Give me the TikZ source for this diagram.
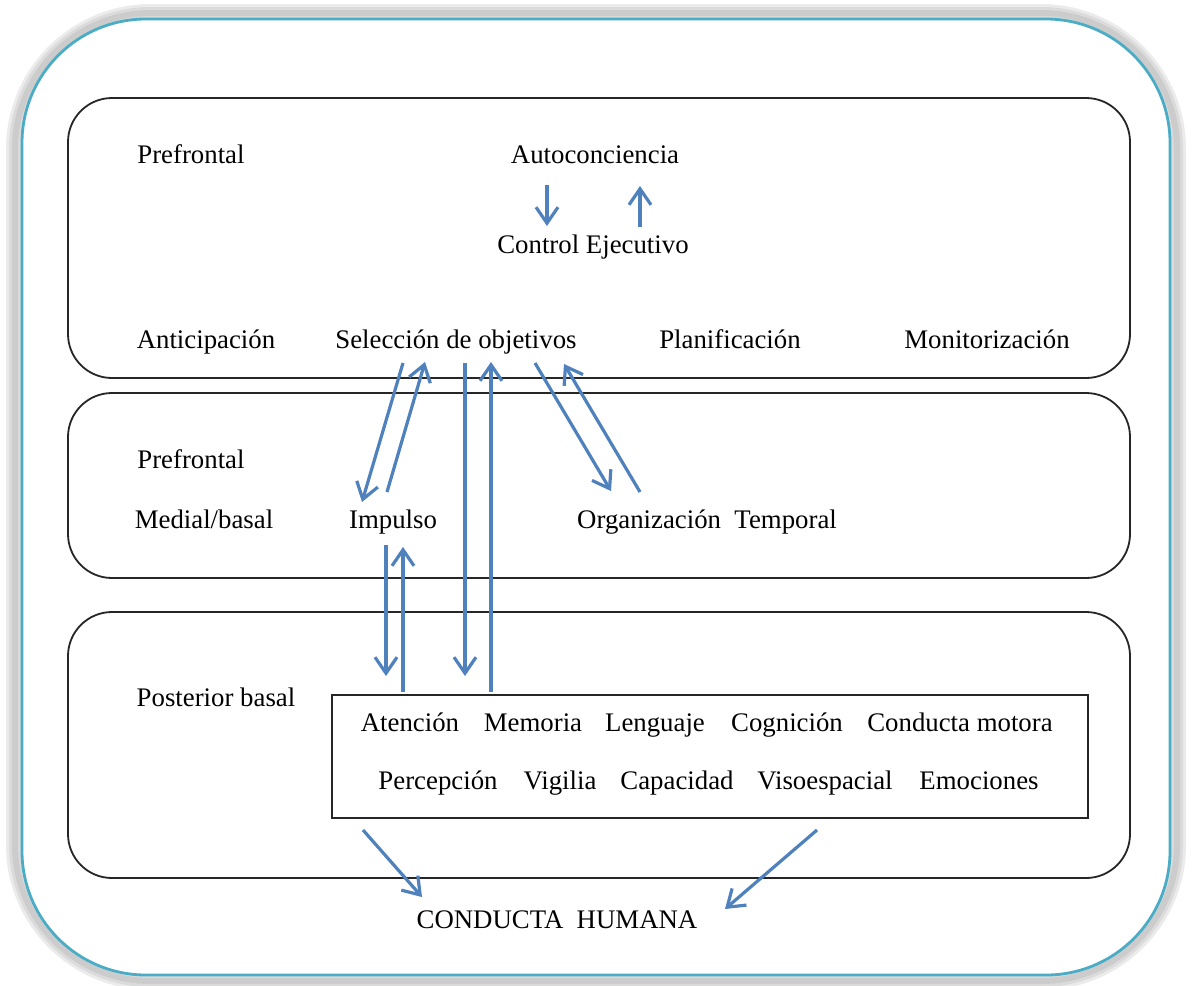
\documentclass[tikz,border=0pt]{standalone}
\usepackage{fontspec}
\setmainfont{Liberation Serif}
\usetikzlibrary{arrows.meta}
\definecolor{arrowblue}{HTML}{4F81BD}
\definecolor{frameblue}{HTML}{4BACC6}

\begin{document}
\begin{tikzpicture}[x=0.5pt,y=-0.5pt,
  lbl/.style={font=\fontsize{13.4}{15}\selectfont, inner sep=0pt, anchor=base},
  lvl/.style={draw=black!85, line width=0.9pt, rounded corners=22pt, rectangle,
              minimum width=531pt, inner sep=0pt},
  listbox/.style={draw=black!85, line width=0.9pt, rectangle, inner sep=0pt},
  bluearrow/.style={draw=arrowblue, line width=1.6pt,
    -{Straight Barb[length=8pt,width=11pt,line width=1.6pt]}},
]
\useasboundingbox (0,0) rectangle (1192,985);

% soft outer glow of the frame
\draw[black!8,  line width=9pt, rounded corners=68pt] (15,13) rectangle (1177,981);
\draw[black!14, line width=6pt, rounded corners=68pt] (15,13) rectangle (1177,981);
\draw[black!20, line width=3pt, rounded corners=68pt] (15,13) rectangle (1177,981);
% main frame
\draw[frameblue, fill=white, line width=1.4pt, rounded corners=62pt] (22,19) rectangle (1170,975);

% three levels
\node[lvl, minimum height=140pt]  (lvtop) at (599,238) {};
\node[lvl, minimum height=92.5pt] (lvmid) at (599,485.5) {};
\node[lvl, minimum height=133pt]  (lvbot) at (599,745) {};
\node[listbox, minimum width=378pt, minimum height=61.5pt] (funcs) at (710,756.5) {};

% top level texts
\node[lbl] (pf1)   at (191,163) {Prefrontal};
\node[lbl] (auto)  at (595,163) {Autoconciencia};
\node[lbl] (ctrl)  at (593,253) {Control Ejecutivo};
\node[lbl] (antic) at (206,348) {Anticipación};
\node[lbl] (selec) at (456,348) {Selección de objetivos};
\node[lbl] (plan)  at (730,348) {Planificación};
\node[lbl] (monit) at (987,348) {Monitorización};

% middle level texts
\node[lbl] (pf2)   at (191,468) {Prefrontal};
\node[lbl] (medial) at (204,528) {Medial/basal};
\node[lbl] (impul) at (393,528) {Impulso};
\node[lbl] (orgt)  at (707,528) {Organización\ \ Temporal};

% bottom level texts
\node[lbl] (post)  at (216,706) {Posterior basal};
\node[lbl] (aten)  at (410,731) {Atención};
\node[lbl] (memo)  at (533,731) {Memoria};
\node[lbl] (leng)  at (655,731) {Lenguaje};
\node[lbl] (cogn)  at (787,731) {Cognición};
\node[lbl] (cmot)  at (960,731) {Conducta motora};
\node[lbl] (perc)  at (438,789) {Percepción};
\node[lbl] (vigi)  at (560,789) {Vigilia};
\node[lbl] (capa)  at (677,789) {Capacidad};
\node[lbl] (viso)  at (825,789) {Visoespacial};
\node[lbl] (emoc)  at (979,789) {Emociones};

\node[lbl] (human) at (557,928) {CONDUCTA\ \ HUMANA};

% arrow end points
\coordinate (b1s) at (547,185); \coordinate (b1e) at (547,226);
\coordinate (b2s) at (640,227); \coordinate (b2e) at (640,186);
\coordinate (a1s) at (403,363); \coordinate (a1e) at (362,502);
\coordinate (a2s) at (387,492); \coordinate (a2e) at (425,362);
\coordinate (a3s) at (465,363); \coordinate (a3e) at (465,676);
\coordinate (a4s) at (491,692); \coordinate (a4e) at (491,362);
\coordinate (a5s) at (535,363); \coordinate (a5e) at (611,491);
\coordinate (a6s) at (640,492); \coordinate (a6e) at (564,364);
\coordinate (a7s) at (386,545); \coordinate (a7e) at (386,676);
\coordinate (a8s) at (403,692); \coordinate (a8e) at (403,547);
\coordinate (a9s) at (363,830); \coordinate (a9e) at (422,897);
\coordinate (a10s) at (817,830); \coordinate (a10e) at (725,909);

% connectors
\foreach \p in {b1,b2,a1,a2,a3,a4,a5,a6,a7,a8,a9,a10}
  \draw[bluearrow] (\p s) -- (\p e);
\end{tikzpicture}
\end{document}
■ ■ ■ ■ ■ ■ ■
WHAT TO WORK ON: Write out each line of the data exactly; the images should be left out.

RESULT:
Give me the TikZ source for this diagram.
\documentclass[tikz,border=0pt]{standalone}
\usepackage{fontspec}
\setmainfont{Liberation Serif}
\usetikzlibrary{arrows.meta}
\definecolor{arrowblue}{HTML}{4F81BD}
\definecolor{frameblue}{HTML}{4BACC6}

\begin{document}
\begin{tikzpicture}[x=0.5pt,y=-0.5pt,
  lbl/.style={font=\fontsize{13.4}{15}\selectfont, inner sep=0pt, anchor=base},
  lvl/.style={draw=black!85, line width=0.9pt, rounded corners=22pt, rectangle,
              minimum width=531pt, inner sep=0pt},
  listbox/.style={draw=black!85, line width=0.9pt, rectangle, inner sep=0pt},
  bluearrow/.style={draw=arrowblue, line width=1.6pt,
    -{Straight Barb[length=8pt,width=11pt,line width=1.6pt]}},
]
\useasboundingbox (0,0) rectangle (1192,985);

% soft outer glow of the frame
\draw[black!8,  line width=9pt, rounded corners=68pt] (15,13) rectangle (1177,981);
\draw[black!14, line width=6pt, rounded corners=68pt] (15,13) rectangle (1177,981);
\draw[black!20, line width=3pt, rounded corners=68pt] (15,13) rectangle (1177,981);
% main frame
\draw[frameblue, fill=white, line width=1.4pt, rounded corners=62pt] (22,19) rectangle (1170,975);

% three levels
\node[lvl, minimum height=140pt]  (lvtop) at (599,238) {};
\node[lvl, minimum height=92.5pt] (lvmid) at (599,485.5) {};
\node[lvl, minimum height=133pt]  (lvbot) at (599,745) {};
\node[listbox, minimum width=378pt, minimum height=61.5pt] (funcs) at (710,756.5) {};

% top level texts
\node[lbl] (pf1)   at (191,163) {Prefrontal};
\node[lbl] (auto)  at (595,163) {Autoconciencia};
\node[lbl] (ctrl)  at (593,253) {Control Ejecutivo};
\node[lbl] (antic) at (206,348) {Anticipación};
\node[lbl] (selec) at (456,348) {Selección de objetivos};
\node[lbl] (plan)  at (730,348) {Planificación};
\node[lbl] (monit) at (987,348) {Monitorización};

% middle level texts
\node[lbl] (pf2)   at (191,468) {Prefrontal};
\node[lbl] (medial) at (204,528) {Medial/basal};
\node[lbl] (impul) at (393,528) {Impulso};
\node[lbl] (orgt)  at (707,528) {Organización\ \ Temporal};

% bottom level texts
\node[lbl] (post)  at (216,706) {Posterior basal};
\node[lbl] (aten)  at (410,731) {Atención};
\node[lbl] (memo)  at (533,731) {Memoria};
\node[lbl] (leng)  at (655,731) {Lenguaje};
\node[lbl] (cogn)  at (787,731) {Cognición};
\node[lbl] (cmot)  at (960,731) {Conducta motora};
\node[lbl] (perc)  at (438,789) {Percepción};
\node[lbl] (vigi)  at (560,789) {Vigilia};
\node[lbl] (capa)  at (677,789) {Capacidad};
\node[lbl] (viso)  at (825,789) {Visoespacial};
\node[lbl] (emoc)  at (979,789) {Emociones};

\node[lbl] (human) at (557,928) {CONDUCTA\ \ HUMANA};

% arrow end points
\coordinate (b1s) at (547,185); \coordinate (b1e) at (547,226);
\coordinate (b2s) at (640,227); \coordinate (b2e) at (640,186);
\coordinate (a1s) at (403,363); \coordinate (a1e) at (362,502);
\coordinate (a2s) at (387,492); \coordinate (a2e) at (425,362);
\coordinate (a3s) at (465,363); \coordinate (a3e) at (465,676);
\coordinate (a4s) at (491,692); \coordinate (a4e) at (491,362);
\coordinate (a5s) at (535,363); \coordinate (a5e) at (611,491);
\coordinate (a6s) at (640,492); \coordinate (a6e) at (564,364);
\coordinate (a7s) at (386,545); \coordinate (a7e) at (386,676);
\coordinate (a8s) at (403,692); \coordinate (a8e) at (403,547);
\coordinate (a9s) at (363,830); \coordinate (a9e) at (422,897);
\coordinate (a10s) at (817,830); \coordinate (a10e) at (725,909);

% connectors
\foreach \p in {b1,b2,a1,a2,a3,a4,a5,a6,a7,a8,a9,a10}
  \draw[bluearrow] (\p s) -- (\p e);
\end{tikzpicture}
\end{document}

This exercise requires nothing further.